Of course, that expected growth will be measured beyond quarterback. But it will require some patience from ownership and the fanbase. Both Ossennfort and Gannon are believers in a more traditional build, turning over the roster with draft classes and building a talented and reliable core that will be manned by players three, four and five years down the line. For those counting at home, that means at least a few more draft classes and some modest free agency accentuation before this regime feels like it will have a roster that is truly homegrown.

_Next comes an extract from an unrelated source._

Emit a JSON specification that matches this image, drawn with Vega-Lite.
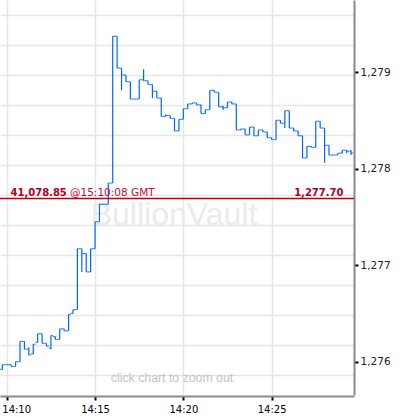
{
  "$schema": "https://vega.github.io/schema/vega-lite/v6.json",
  "width": 354,
  "height": 395,
  "autosize": "none",
  "padding": {"left": 0, "top": 0, "right": 46, "bottom": 22},
  "background": "white",
  "config": {
    "view": {"stroke": null},
    "font": "DejaVu Sans"
  },
  "data": {
    "values": [
      {"time": "2013-01-01T14:09:45", "open": 1275.92, "high": 1275.97, "low": 1275.92, "close": 1275.97},
      {"time": "2013-01-01T14:10:00", "open": 1275.97, "high": 1275.97, "low": 1275.97, "close": 1275.97},
      {"time": "2013-01-01T14:10:15", "open": 1275.97, "high": 1275.97, "low": 1275.95, "close": 1275.95},
      {"time": "2013-01-01T14:10:30", "open": 1275.95, "high": 1276.00, "low": 1275.95, "close": 1276.00},
      {"time": "2013-01-01T14:10:45", "open": 1276.00, "high": 1276.21, "low": 1276.00, "close": 1276.21},
      {"time": "2013-01-01T14:11:00", "open": 1276.21, "high": 1276.21, "low": 1276.13, "close": 1276.13},
      {"time": "2013-01-01T14:11:15", "open": 1276.13, "high": 1276.15, "low": 1276.07, "close": 1276.07},
      {"time": "2013-01-01T14:11:30", "open": 1276.08, "high": 1276.18, "low": 1276.08, "close": 1276.18},
      {"time": "2013-01-01T14:11:45", "open": 1276.20, "high": 1276.29, "low": 1276.20, "close": 1276.29},
      {"time": "2013-01-01T14:12:00", "open": 1276.29, "high": 1276.29, "low": 1276.19, "close": 1276.19},
      {"time": "2013-01-01T14:12:15", "open": 1276.19, "high": 1276.19, "low": 1276.16, "close": 1276.16},
      {"time": "2013-01-01T14:12:30", "open": 1276.14, "high": 1276.27, "low": 1276.13, "close": 1276.27},
      {"time": "2013-01-01T14:12:45", "open": 1276.26, "high": 1276.26, "low": 1276.23, "close": 1276.23},
      {"time": "2013-01-01T14:13:00", "open": 1276.23, "high": 1276.34, "low": 1276.23, "close": 1276.34},
      {"time": "2013-01-01T14:13:15", "open": 1276.34, "high": 1276.34, "low": 1276.32, "close": 1276.32},
      {"time": "2013-01-01T14:13:30", "open": 1276.32, "high": 1276.49, "low": 1276.32, "close": 1276.49},
      {"time": "2013-01-01T14:13:45", "open": 1276.50, "high": 1276.54, "low": 1276.50, "close": 1276.54},
      {"time": "2013-01-01T14:14:00", "open": 1276.54, "high": 1277.17, "low": 1276.54, "close": 1277.17},
      {"time": "2013-01-01T14:14:15", "open": 1277.17, "high": 1277.17, "low": 1276.93, "close": 1277.12},
      {"time": "2013-01-01T14:14:30", "open": 1277.12, "high": 1277.12, "low": 1276.93, "close": 1276.93},
      {"time": "2013-01-01T14:14:45", "open": 1276.93, "high": 1277.17, "low": 1276.93, "close": 1277.17},
      {"time": "2013-01-01T14:15:00", "open": 1277.17, "high": 1277.45, "low": 1277.17, "close": 1277.45},
      {"time": "2013-01-01T14:15:15", "open": 1277.45, "high": 1277.63, "low": 1277.45, "close": 1277.63},
      {"time": "2013-01-01T14:15:30", "open": 1277.63, "high": 1277.63, "low": 1277.63, "close": 1277.63},
      {"time": "2013-01-01T14:15:45", "open": 1277.63, "high": 1277.85, "low": 1277.63, "close": 1277.85},
      {"time": "2013-01-01T14:16:00", "open": 1277.85, "high": 1279.37, "low": 1277.85, "close": 1279.37},
      {"time": "2013-01-01T14:16:15", "open": 1279.37, "high": 1279.37, "low": 1279.04, "close": 1279.04},
      {"time": "2013-01-01T14:16:30", "open": 1279.04, "high": 1279.04, "low": 1278.81, "close": 1278.97},
      {"time": "2013-01-01T14:16:45", "open": 1278.97, "high": 1278.97, "low": 1278.90, "close": 1278.90},
      {"time": "2013-01-01T14:17:00", "open": 1278.90, "high": 1278.90, "low": 1278.72, "close": 1278.72},
      {"time": "2013-01-01T14:17:15", "open": 1278.72, "high": 1278.72, "low": 1278.72, "close": 1278.72},
      {"time": "2013-01-01T14:17:30", "open": 1278.72, "high": 1278.92, "low": 1278.72, "close": 1278.92},
      {"time": "2013-01-01T14:17:45", "open": 1278.92, "high": 1279.03, "low": 1278.91, "close": 1278.91},
      {"time": "2013-01-01T14:18:00", "open": 1278.91, "high": 1278.91, "low": 1278.87, "close": 1278.87},
      {"time": "2013-01-01T14:18:15", "open": 1278.87, "high": 1278.87, "low": 1278.73, "close": 1278.80},
      {"time": "2013-01-01T14:18:30", "open": 1278.80, "high": 1278.80, "low": 1278.73, "close": 1278.73},
      {"time": "2013-01-01T14:18:45", "open": 1278.73, "high": 1278.73, "low": 1278.54, "close": 1278.54},
      {"time": "2013-01-01T14:19:00", "open": 1278.54, "high": 1278.56, "low": 1278.54, "close": 1278.55},
      {"time": "2013-01-01T14:19:15", "open": 1278.55, "high": 1278.55, "low": 1278.52, "close": 1278.52},
      {"time": "2013-01-01T14:19:30", "open": 1278.52, "high": 1278.52, "low": 1278.39, "close": 1278.39},
      {"time": "2013-01-01T14:19:45", "open": 1278.39, "high": 1278.51, "low": 1278.39, "close": 1278.51},
      {"time": "2013-01-01T14:20:00", "open": 1278.51, "high": 1278.62, "low": 1278.51, "close": 1278.62},
      {"time": "2013-01-01T14:20:15", "open": 1278.62, "high": 1278.67, "low": 1278.62, "close": 1278.67},
      {"time": "2013-01-01T14:20:30", "open": 1278.67, "high": 1278.68, "low": 1278.67, "close": 1278.68},
      {"time": "2013-01-01T14:20:45", "open": 1278.68, "high": 1278.68, "low": 1278.66, "close": 1278.66},
      {"time": "2013-01-01T14:21:00", "open": 1278.66, "high": 1278.66, "low": 1278.57, "close": 1278.57},
      {"time": "2013-01-01T14:21:15", "open": 1278.57, "high": 1278.61, "low": 1278.57, "close": 1278.61},
      {"time": "2013-01-01T14:21:30", "open": 1278.61, "high": 1278.81, "low": 1278.61, "close": 1278.81},
      {"time": "2013-01-01T14:21:45", "open": 1278.81, "high": 1278.81, "low": 1278.79, "close": 1278.79},
      {"time": "2013-01-01T14:22:00", "open": 1278.79, "high": 1278.79, "low": 1278.64, "close": 1278.64},
      {"time": "2013-01-01T14:22:15", "open": 1278.64, "high": 1278.65, "low": 1278.61, "close": 1278.63},
      {"time": "2013-01-01T14:22:30", "open": 1278.63, "high": 1278.69, "low": 1278.63, "close": 1278.69},
      {"time": "2013-01-01T14:22:45", "open": 1278.69, "high": 1278.69, "low": 1278.67, "close": 1278.67},
      {"time": "2013-01-01T14:23:00", "open": 1278.67, "high": 1278.67, "low": 1278.40, "close": 1278.40},
      {"time": "2013-01-01T14:23:15", "open": 1278.40, "high": 1278.41, "low": 1278.40, "close": 1278.41},
      {"time": "2013-01-01T14:23:30", "open": 1278.41, "high": 1278.41, "low": 1278.35, "close": 1278.35},
      {"time": "2013-01-01T14:23:45", "open": 1278.35, "high": 1278.43, "low": 1278.35, "close": 1278.43},
      {"time": "2013-01-01T14:24:00", "open": 1278.43, "high": 1278.43, "low": 1278.34, "close": 1278.34},
      {"time": "2013-01-01T14:24:15", "open": 1278.34, "high": 1278.40, "low": 1278.34, "close": 1278.40},
      {"time": "2013-01-01T14:24:30", "open": 1278.40, "high": 1278.40, "low": 1278.38, "close": 1278.38},
      {"time": "2013-01-01T14:24:45", "open": 1278.38, "high": 1278.38, "low": 1278.32, "close": 1278.32},
      {"time": "2013-01-01T14:25:00", "open": 1278.32, "high": 1278.32, "low": 1278.30, "close": 1278.30},
      {"time": "2013-01-01T14:25:15", "open": 1278.30, "high": 1278.50, "low": 1278.30, "close": 1278.50},
      {"time": "2013-01-01T14:25:30", "open": 1278.50, "high": 1278.50, "low": 1278.47, "close": 1278.47},
      {"time": "2013-01-01T14:25:45", "open": 1278.47, "high": 1278.60, "low": 1278.42, "close": 1278.60},
      {"time": "2013-01-01T14:26:00", "open": 1278.60, "high": 1278.60, "low": 1278.42, "close": 1278.42},
      {"time": "2013-01-01T14:26:15", "open": 1278.42, "high": 1278.42, "low": 1278.39, "close": 1278.39},
      {"time": "2013-01-01T14:26:30", "open": 1278.39, "high": 1278.39, "low": 1278.34, "close": 1278.34},
      {"time": "2013-01-01T14:26:45", "open": 1278.34, "high": 1278.34, "low": 1278.11, "close": 1278.11},
      {"time": "2013-01-01T14:27:00", "open": 1278.11, "high": 1278.23, "low": 1278.11, "close": 1278.23},
      {"time": "2013-01-01T14:27:15", "open": 1278.23, "high": 1278.23, "low": 1278.22, "close": 1278.22},
      {"time": "2013-01-01T14:27:30", "open": 1278.22, "high": 1278.49, "low": 1278.22, "close": 1278.49},
      {"time": "2013-01-01T14:27:45", "open": 1278.49, "high": 1278.49, "low": 1278.42, "close": 1278.42},
      {"time": "2013-01-01T14:28:00", "open": 1278.42, "high": 1278.42, "low": 1278.06, "close": 1278.24},
      {"time": "2013-01-01T14:28:15", "open": 1278.24, "high": 1278.24, "low": 1278.14, "close": 1278.14},
      {"time": "2013-01-01T14:28:30", "open": 1278.14, "high": 1278.14, "low": 1278.14, "close": 1278.14},
      {"time": "2013-01-01T14:28:45", "open": 1278.14, "high": 1278.16, "low": 1278.14, "close": 1278.16},
      {"time": "2013-01-01T14:29:00", "open": 1278.16, "high": 1278.19, "low": 1278.16, "close": 1278.19},
      {"time": "2013-01-01T14:29:15", "open": 1278.19, "high": 1278.19, "low": 1278.16, "close": 1278.18},
      {"time": "2013-01-01T14:29:30", "open": 1278.18, "high": 1278.19, "low": 1278.14, "close": 1278.16}
    ]
  },
  "resolve": {"axis": {"y": "independent"}},
  "layer": [
    {
      "data": {"values": [{"mark": "BullionVault"}]},
      "mark": {"type": "text", "font": "Liberation Sans", "fontSize": 32, "color": "#ebebeb", "baseline": "alphabetic", "align": "center", "dx": -3, "dy": 27},
      "encoding": {"text": {"field": "mark"}}
    },
    {
      "data": {"values": [{"hint": "click chart to zoom out"}]},
      "mark": {"type": "text", "font": "Liberation Sans", "fontSize": 12.3, "color": "#c4c4c4", "baseline": "alphabetic", "align": "center", "dx": -5, "dy": 184},
      "encoding": {"text": {"field": "hint"}}
    },
    {
      "mark": {"type": "rule", "color": "#0066ff", "strokeWidth": 1.2},
      "encoding": {
        "x": {
          "field": "time", "type": "temporal",
          "scale": {"domain": [
            {"year": 2013, "month": 1, "date": 1, "hours": 14, "minutes": 9, "seconds": 37},
            {"year": 2013, "month": 1, "date": 1, "hours": 14, "minutes": 29, "seconds": 40}
          ]},
          "axis": {
            "values": [
              {"year": 2013, "month": 1, "date": 1, "hours": 14, "minutes": 10},
              {"year": 2013, "month": 1, "date": 1, "hours": 14, "minutes": 15},
              {"year": 2013, "month": 1, "date": 1, "hours": 14, "minutes": 20},
              {"year": 2013, "month": 1, "date": 1, "hours": 14, "minutes": 25}
            ],
            "format": "%H:%M", "title": null,
            "grid": true, "gridColor": "#e6e6e6", "gridWidth": 1.5,
            "domainColor": "#8a8a8a", "domainWidth": 2, "offset": 1,
            "tickColor": "#000", "tickWidth": 2, "tickSize": 4,
            "labelFontSize": 10, "labelColor": "#000", "labelPadding": 4,
            "labelFlush": 10, "labelFlushOffset": 5
          }
        },
        "y": {
          "field": "low", "type": "quantitative",
          "scale": {"domain": [1275.655, 1279.746], "zero": false, "nice": false},
          "axis": {
            "orient": "right", "values": [1276, 1277, 1278, 1279], "format": ",d", "title": null,
            "grid": false, "domainColor": "#8a8a8a", "domainWidth": 2,
            "tickColor": "#000", "tickWidth": 2, "tickSize": 4,
            "labelFontSize": 10.5, "labelColor": "#222", "labelPadding": 2
          }
        },
        "y2": {"field": "high"}
      }
    },
    {
      "mark": {"type": "tick", "orient": "horizontal", "color": "#0066ff", "size": 2.4, "thickness": 1.2, "xOffset": -1.1},
      "encoding": {
        "x": {"field": "time", "type": "temporal"},
        "y": {
          "field": "open", "type": "quantitative",
          "axis": {
            "orient": "left", "title": null, "domain": false, "ticks": false, "labels": false,
            "grid": true, "gridColor": "#e6e6e6", "gridWidth": 1.5,
            "values": [1279.590, 1279.280, 1278.969, 1278.658, 1278.348, 1278.037, 1277.726, 1277.416, 1277.105, 1276.794, 1276.484, 1276.173, 1275.862]
          }
        }
      }
    },
    {
      "mark": {"type": "tick", "orient": "horizontal", "color": "#0066ff", "size": 2.4, "thickness": 1.2, "xOffset": 1.1},
      "encoding": {
        "x": {"field": "time", "type": "temporal"},
        "y": {"field": "close", "type": "quantitative", "axis": null}
      }
    },
    {
      "data": {"values": [{"price": 1277.69, "last": "1,277.70", "volume": "41,078.85", "stamp": "@15:10:08 GMT"}]},
      "layer": [
        {
          "mark": {"type": "rule", "color": "#c00000", "strokeWidth": 1.3},
          "encoding": {"y": {"field": "price", "type": "quantitative", "axis": null}}
        },
        {
          "mark": {"type": "text", "fontSize": 10, "fontWeight": "bold", "color": "#b0001e", "align": "left", "baseline": "alphabetic", "dx": 10.5, "dy": -3},
          "encoding": {
            "x": {"datum": {"year": 2013, "month": 1, "date": 1, "hours": 14, "minutes": 9, "seconds": 37}, "type": "temporal"},
            "y": {"field": "price", "type": "quantitative", "axis": null},
            "text": {"field": "volume"}
          }
        },
        {
          "mark": {"type": "text", "fontSize": 10.5, "color": "#c8102e", "align": "left", "baseline": "alphabetic", "dx": 70, "dy": -3},
          "encoding": {
            "x": {"datum": {"year": 2013, "month": 1, "date": 1, "hours": 14, "minutes": 9, "seconds": 37}, "type": "temporal"},
            "y": {"field": "price", "type": "quantitative", "axis": null},
            "text": {"field": "stamp"}
          }
        },
        {
          "mark": {"type": "text", "fontSize": 10, "fontWeight": "bold", "color": "#b0001e", "align": "right", "baseline": "alphabetic", "dx": -10.5, "dy": -3},
          "encoding": {
            "x": {"datum": {"year": 2013, "month": 1, "date": 1, "hours": 14, "minutes": 29, "seconds": 40}, "type": "temporal"},
            "y": {"field": "price", "type": "quantitative", "axis": null},
            "text": {"field": "last"}
          }
        }
      ]
    }
  ]
}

The bottom line? Regardless of what happens at the quarterback spot, this is never going to be a shake-and-bake situation where high draft picks are traded away for veteran starters and splashy free agent signings are made to microwave a Super Bowl window. What Ossenfort and Gannon want is the decades-long consistency of a front office and coach tandem that mirrors the franchises in Seattle, Baltimore, Pittsburgh and a handful of others.
“That’s what I came in pitching,” Ossenfort said. “That’s how I was raised. That’s how I see the most successful programs of the last 20 years. It’s been continuity of system, continuity of beliefs.”
Not to mention continuity of quarterback, which might ultimately be what makes or breaks the 2023 season and well beyond it.